*Data records:*
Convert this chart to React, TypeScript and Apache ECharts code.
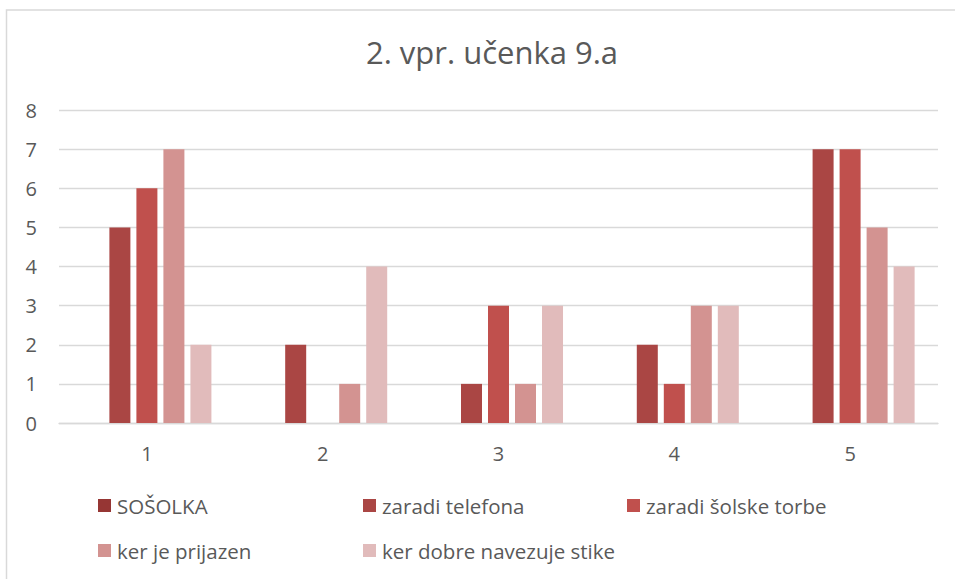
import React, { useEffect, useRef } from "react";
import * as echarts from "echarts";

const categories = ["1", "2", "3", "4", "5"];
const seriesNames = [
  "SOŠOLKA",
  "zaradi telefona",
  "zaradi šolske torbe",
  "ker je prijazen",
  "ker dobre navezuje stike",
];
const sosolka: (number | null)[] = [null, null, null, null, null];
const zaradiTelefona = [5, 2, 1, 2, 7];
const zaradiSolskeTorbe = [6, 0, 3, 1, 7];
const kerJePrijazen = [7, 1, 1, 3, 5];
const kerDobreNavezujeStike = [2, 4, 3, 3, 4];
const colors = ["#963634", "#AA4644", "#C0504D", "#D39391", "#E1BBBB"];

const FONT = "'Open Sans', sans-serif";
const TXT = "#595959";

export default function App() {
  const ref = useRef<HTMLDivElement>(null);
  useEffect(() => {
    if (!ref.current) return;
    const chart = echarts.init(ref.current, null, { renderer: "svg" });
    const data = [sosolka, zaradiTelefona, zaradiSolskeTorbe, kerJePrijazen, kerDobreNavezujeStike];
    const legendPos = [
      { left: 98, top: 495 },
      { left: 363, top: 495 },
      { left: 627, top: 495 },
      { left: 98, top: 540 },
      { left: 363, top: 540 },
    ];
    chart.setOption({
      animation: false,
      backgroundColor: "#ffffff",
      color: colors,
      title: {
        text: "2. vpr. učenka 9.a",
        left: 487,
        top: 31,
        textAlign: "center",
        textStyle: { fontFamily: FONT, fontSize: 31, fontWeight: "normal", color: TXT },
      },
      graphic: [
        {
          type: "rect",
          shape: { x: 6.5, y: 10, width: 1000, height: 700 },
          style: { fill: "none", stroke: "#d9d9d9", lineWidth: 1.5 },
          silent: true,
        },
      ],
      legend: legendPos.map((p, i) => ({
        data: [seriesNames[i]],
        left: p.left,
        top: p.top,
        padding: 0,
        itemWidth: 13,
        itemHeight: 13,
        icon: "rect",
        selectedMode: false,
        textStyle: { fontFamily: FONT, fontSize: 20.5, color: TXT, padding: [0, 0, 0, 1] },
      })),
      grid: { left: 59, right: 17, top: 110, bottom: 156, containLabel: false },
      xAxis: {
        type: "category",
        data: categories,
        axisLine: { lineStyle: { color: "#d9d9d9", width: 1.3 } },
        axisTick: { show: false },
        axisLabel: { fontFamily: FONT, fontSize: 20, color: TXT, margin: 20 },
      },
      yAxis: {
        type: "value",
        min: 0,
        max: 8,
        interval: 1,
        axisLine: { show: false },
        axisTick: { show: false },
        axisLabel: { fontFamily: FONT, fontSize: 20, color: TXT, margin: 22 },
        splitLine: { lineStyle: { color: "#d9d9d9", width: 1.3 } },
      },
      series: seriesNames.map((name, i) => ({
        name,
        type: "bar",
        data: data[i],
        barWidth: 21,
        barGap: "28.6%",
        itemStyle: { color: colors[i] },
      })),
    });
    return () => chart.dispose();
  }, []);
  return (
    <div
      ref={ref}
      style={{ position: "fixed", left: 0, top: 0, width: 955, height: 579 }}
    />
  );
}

---

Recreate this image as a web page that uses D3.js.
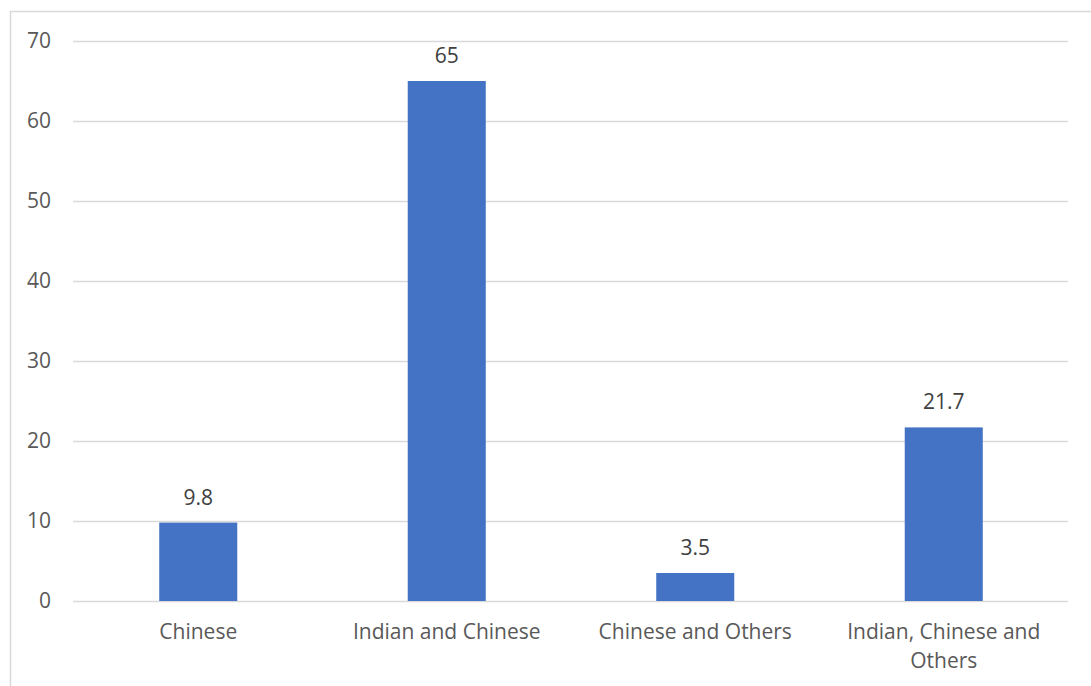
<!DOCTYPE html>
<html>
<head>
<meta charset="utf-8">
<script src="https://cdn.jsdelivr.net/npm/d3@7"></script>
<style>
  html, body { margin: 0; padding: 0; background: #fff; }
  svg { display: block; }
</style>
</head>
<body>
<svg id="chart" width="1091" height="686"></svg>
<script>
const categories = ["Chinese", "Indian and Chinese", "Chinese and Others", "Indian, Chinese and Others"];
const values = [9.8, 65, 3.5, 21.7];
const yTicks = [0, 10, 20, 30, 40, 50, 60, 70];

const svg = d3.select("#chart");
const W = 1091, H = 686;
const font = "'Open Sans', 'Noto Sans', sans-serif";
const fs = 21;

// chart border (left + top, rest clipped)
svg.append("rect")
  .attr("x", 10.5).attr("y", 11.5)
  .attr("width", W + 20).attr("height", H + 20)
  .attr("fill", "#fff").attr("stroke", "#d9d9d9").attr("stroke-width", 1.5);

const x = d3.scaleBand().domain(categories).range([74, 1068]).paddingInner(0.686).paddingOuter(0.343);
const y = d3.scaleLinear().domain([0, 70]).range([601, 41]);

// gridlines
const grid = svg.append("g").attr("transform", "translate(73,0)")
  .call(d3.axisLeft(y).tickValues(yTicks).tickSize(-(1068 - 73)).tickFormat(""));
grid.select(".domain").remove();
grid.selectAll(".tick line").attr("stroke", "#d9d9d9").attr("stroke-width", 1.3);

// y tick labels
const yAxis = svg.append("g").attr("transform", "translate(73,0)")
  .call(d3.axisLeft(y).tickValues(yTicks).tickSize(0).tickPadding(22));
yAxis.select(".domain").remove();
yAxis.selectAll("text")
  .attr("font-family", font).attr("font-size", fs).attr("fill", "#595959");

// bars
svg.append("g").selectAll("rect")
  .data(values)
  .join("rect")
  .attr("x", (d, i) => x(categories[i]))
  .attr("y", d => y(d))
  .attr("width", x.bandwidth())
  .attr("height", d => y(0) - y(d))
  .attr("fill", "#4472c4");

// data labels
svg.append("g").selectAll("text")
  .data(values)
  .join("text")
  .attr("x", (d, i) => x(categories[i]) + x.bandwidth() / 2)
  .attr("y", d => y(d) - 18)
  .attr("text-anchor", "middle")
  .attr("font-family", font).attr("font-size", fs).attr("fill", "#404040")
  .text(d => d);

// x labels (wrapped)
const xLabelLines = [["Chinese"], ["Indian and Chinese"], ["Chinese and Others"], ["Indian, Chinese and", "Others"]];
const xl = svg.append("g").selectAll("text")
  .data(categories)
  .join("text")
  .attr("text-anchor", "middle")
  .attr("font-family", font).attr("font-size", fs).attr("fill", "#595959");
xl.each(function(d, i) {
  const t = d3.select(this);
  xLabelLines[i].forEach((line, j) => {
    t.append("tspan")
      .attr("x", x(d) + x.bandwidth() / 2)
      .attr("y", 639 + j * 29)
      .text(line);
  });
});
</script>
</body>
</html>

*Instructions for the task:*
Reproduce exactly, and only, the lines from the one containing "Convert this chart" through the one containing "import * as", including both; leave out any pictures.

*Result below:*
Convert this chart to React, TypeScript and Apache ECharts code.
import React, { useEffect, useRef } from "react";
import * as echarts from "echarts";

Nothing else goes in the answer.